Еще известнее он как теоретик поэзии антисимволист, создатель литературной школы, учивший молодых наших пиитов писать стихи, ментор "Цеха поэтов". Новизна его с этой точки зрения даже преувеличена. На самом деле, отталкиваясь от символизма, свою поэтику Гумилев не определял положительными признаками, его "акмеизм" сводился к указаниям на то, чего, по его мнению, не надо допускать в поэзии, т. е. определяется отрицательно. Во всяком случае, самый термин - небезусловен: "акмэ" (с греческого "вершина", предельное заострение), по существу - не путь к школьной новизне: ведь слово всегда ложно, в идеале, достигать наивысшей выразительности, в любой поэзии.
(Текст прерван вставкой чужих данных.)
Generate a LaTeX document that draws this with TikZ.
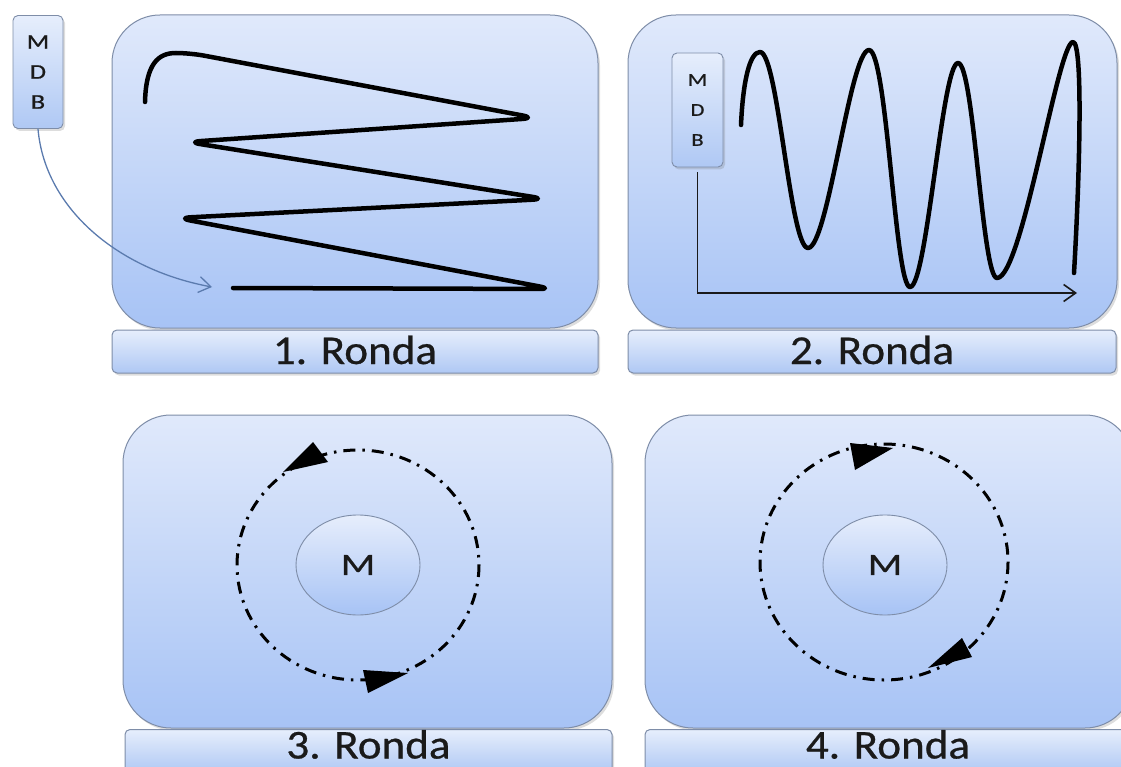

Вот почему под флагом "акмеизма" могли выступать такие ничем друг на друга не похожие поэты, как Городецкий и Осип Мандельштам, Ахматова и тот же Гумилев: их связывает общее отношение к "изреченному слову", но не стиль. Из мира нездешних сущностей Гумилев звал поэтов обратно к земной реальности и, следовательно, к предметным образам, прочь от подобий с неясным потусторонним содержанием. Но это его несогласие с Андреем Белым и Вячеславом Ивановым (прежде всего) не есть еще новая концепция поэзии.

Так же верно и другое: отрицание символизма, навеянного декадентским Западом "конца века", восстанавливало прерванную традицию, возвращало русское слово к отечественным истокам. Реалистическая всем своим погружением в имманентный мир русская поэзия, не выносящая искусственности метафорических эффектов, не могла не захиреть от привитой ей трансцендентности и мистики. Расти дальше в атмосфере магии и теософских вещаний было трудно. Роль Гумилева тут несомненна. И конечно, отнюдь не Блок и не Вячеслав Иванов - зачинатели нашей поэзии XX-го века (с советской вкупе, несмотря на "социалистический реализм" и маяковщину), а именно стихотворцы, прошедшие "Цех поэтов".